One movement that helped her |
Mark had me stop and talked to me (and the seminar
participants) about derangement. He talked
about how ball-and-socket joints work, and how they react to injuries. And he talked about derangement a little bit
more.
He had me repeat the exercise. A little bit less pain. A little bigger pain-free range. For the first time in more than a year, I was
genuinely, but cautiously, optimistic.
I went home with instructions to repeat the exercise every
few hours for the rest of the day, and to come back for the rest of the seminar
the next morning.
On my drive back to the seminar, I apologized in my head for
having dismissed “one exercise, 48 hours” as slick.
Lesson #9: Try It and See
I and my substantially less painful hip got to the seminar
early and sat in the back of the room.
Someone else was at the front of the room. Mark reminded the seminar participants of the
person’s history and the prescribed exercise.
“How do you feel now?” he asked.
“60% better,” responded the person.
I watched at least three or four other people in front of
me—people with elbow pain, heel pain, back pain. All of them had been assigned one
exercise. All of them felt better. OVERNIGHT.
I knew they weren’t shills or exaggerating, because I wasn’t
a shill, and I wasn’t exaggerating.
So when it was my turn, he watched me move, watched me do
the exercise, talked a little bit more about derangement (I was beginning to
think that now he was simply being gratuitous with the term, but as long as the
hip pain was abating, he was welcome to shower me with whatever thinly veiled
insults he chose. And I’d thank him for it).
“What about squatting with weight?” I ventured, hesitantly,
because so far every doctor and therapist I’d seen had said, simply, not to
squat.
“Try it and see,” and just like that, I had a reasonable
answer to a reasonable question. “If it still
hurts, you may need more help,” and he told me to see Lynn, who also told me
how to find other McKenzie-trained therapists.
No surgery, no shots, no invasive procedures, no lifestyle or shoe
wardrobe changes (although, seriously, I could use some fashion advice, but
that’s another topic).
It’s odd to say that I can’t remember when, exactly, the
pain stopped entirely, but it was very shortly after the seminar. Entirely gone. One exercise that I did for a week, maybe two
at the most. It’s stayed gone for two
years. I’m still wearing Chuck
Taylors.
My one-rep-max squat has
increased from 15 pounds to 225 pounds (which isn’t impressive by powerlifting
standards, but it’s a huge improvement for me.

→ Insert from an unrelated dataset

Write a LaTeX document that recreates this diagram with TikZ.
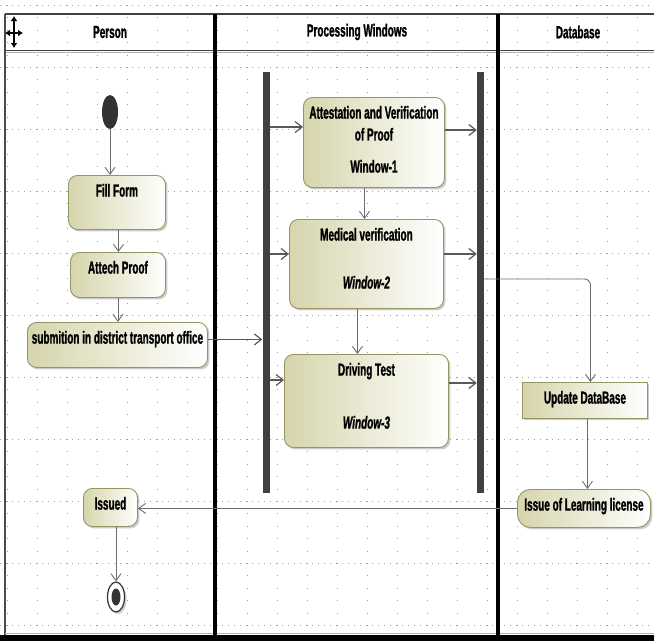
\documentclass[tikz,border=0pt]{standalone}
\usepackage{fontspec}
\newfontfamily\labfont[FakeStretch=0.57,FakeBold=1.2]{Liberation Sans}
\usetikzlibrary{arrows.meta,shadows,shapes.geometric,calc}
\definecolor{actfill}{RGB}{214,213,172}
\definecolor{actline}{RGB}{150,148,100}
\definecolor{bargray}{RGB}{64,64,64}
\definecolor{gridgray}{RGB}{160,160,160}
\definecolor{flowgray}{RGB}{110,110,110}
\newcommand\lbl{\labfont\bfseries\fontsize{17.5}{19}\selectfont}
\newcommand\tbox[3]{\parbox[c][#2pt][t]{#1pt}{\centering\lbl\vspace*{8.5pt}#3\par}}
\tikzset{
  act/.style={draw=actline, line width=0.9pt, left color=actfill, right color=white,
    rounded corners=9pt, inner sep=0pt, anchor=north west,
    drop shadow={shadow xshift=2pt, shadow yshift=-2pt, fill=black!40, opacity=0.5}},
  barnode/.style={fill=bargray, draw=none, inner sep=0pt, minimum width=7pt, minimum height=421pt},
  hdr/.style={font=\lbl, inner sep=1pt},
  arr/.style={draw=flowgray, line width=0.9pt, -{Straight Barb[length=7pt,width=10pt]}},
  barr/.style={draw=black!65, line width=1.8pt, -{Straight Barb[length=7pt,width=11pt,line width=1.2pt]}},
  hgrid/.style={draw=gridgray, line width=0.6pt, dash pattern=on 0.8pt off 5.2pt},
  vgrid/.style={draw=gridgray, line width=0.7pt, dash pattern=on 1pt off 11.4pt},
}
\begin{document}
\begin{tikzpicture}[x=1pt,y=-1pt]
\useasboundingbox (0,0) rectangle (654,641);
% grid
\foreach \k in {0,...,10} \draw[hgrid] (0,{5+62*\k}) -- (654,{5+62*\k});
\foreach \k in {0,...,21} \draw[vgrid] ({7+30*\k},5) -- ({7+30*\k},635);
% swimlane frame
\draw[line width=1.5pt, black!75] (5,14) -- (654,14);
\draw[line width=1.5pt, black!75] (5,50.5) -- (654,50.5);
\draw[line width=0.8pt, black!30] (5,52.5) -- (654,52.5);
\draw[line width=1.5pt, black!70] (5,14) -- (5,635);
\draw[line width=0.8pt, black!30] (5,633) -- (654,633);
\draw[line width=4pt] (215,14) -- (215,637);
\draw[line width=4pt] (498,14) -- (498,637);
\fill (0,635) rectangle (654,641);
% move icon
\draw[line width=2pt, {Latex[length=5pt,width=7pt]}-{Latex[length=5pt,width=7pt]}] (14,16) -- (14,48);
\draw[line width=2pt, {Latex[length=5pt,width=7pt]}-{Latex[length=5pt,width=7pt]}] (5,33) -- (23,33);
% headers
\node[hdr] (hperson) at (110,32) {Person};
\node[hdr] (hproc) at (357,32) {Processing Windows};
\node[hdr] (hdb) at (578,32) {Database};
% nodes
\node[ellipse, fill=black!80, minimum width=16pt, minimum height=34pt, inner sep=0pt] (init) at (110,112) {};
\node[act] (ff) at (68,175) {\tbox{97}{54}{Fill Form}};
\node[act] (ap) at (70,252) {\tbox{95}{45}{Attech Proof}};
\node[act] (sub) at (27,322) {\tbox{180}{45}{submition in district transport office}};
\node[barnode] (fork) at (266,282.5) {};
\node[barnode] (join) at (480.5,282.5) {};
\node[act] (att) at (303,97) {\tbox{141}{90}{Attestation and Verification\\[3pt]of Proof\\[13pt]Window-1}};
\node[act] (med) at (289,219) {\tbox{154}{89}{Medical verification\\[29pt]\textit{Window-2}}};
\node[act] (drv) at (284,354) {\tbox{164}{93}{Driving Test\\[34pt]\textit{Window-3}}};
\node[act, rounded corners=0pt] (upd) at (522,382) {\tbox{125}{36}{Update DataBase}};
\node[act, rounded corners=13pt] (iss) at (517,489) {\tbox{133}{38}{Issue of Learning license}};
\node[act] (isd) at (83,488) {\tbox{54}{38}{Issued}};
\node[ellipse, draw=black!80, line width=1.2pt, fill=white, minimum width=17pt, minimum height=30pt, inner sep=0pt,
  drop shadow={shadow xshift=2pt, shadow yshift=-2pt, fill=black!40, opacity=0.5}] (fin) at (116,597) {};
\node[ellipse, fill=black!80, minimum width=9pt, minimum height=17pt, inner sep=0pt] (finin) at (fin) {};
% attachment points
\coordinate (attin) at ([yshift=-30pt]att.north west);
\coordinate (attout) at ([yshift=-33pt]att.north east);
\coordinate (medin) at ([yshift=-35pt]med.north west);
\coordinate (medout) at ([yshift=-35pt]med.north east);
\coordinate (drvin) at ([yshift=-26pt]drv.north west);
\coordinate (drvout) at ([yshift=-29pt]drv.north east);
% connectors
\draw[arr] (init) -- (init |- ff.north);
\draw[arr] ([xshift=1.5pt]ff.south) -- ([xshift=1.5pt]ff.south |- ap.north);
\draw[arr] (ap.south) -- (ap.south |- sub.north);
\draw[barr] ([yshift=5.5pt]sub.east) -- ([yshift=5.5pt]sub.east -| fork.west);
\draw[barr] (fork.east |- attin) -- (attin);
\draw[barr] (attout) -- (attout -| join.west);
\draw[barr] (fork.east |- medin) -- (medin);
\draw[barr] (medout) -- (medout -| join.west);
\draw[barr] (fork.east |- drvin) -- (drvin);
\draw[barr] (drvout) -- (drvout -| join.west);
\draw[arr] ([xshift=-9.5pt]att.south) -- ([xshift=-9.5pt]att.south |- med.north);
\draw[arr] ([xshift=-9pt]med.south) -- ([xshift=-9pt]med.south |- drv.north);
\draw[arr, rounded corners=6pt] ([yshift=3.5pt]join.east) -| ([xshift=5.5pt]upd.north);
\draw[arr] ([xshift=2.5pt]upd.south) -- ([xshift=2.5pt]upd.south |- iss.north);
\draw[arr] (iss.west) -- (iss.west -| isd.east);
\draw[arr] (fin |- isd.south) -- (fin.north);
\end{tikzpicture}
\end{document}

FYI: I still don’t like squatting.), and I’ve successfully competed in
two powerlifting meets.
Chuck Taylor's |
But if this shoulder keeps bothering me, I’m going to go have
Lynn tell me I’m deranged and work some McKenzie Method magic, because bench
press is the only lift that matters.
And Mark Miller PT, Dip. MDT, better watch out the next time
he’s in New Orleans, because I’m gonna bear hug him out of gratitude. I’d squat him just for fun, but that would
violate Lesson #1, and I’ve learned that lesson the hard way.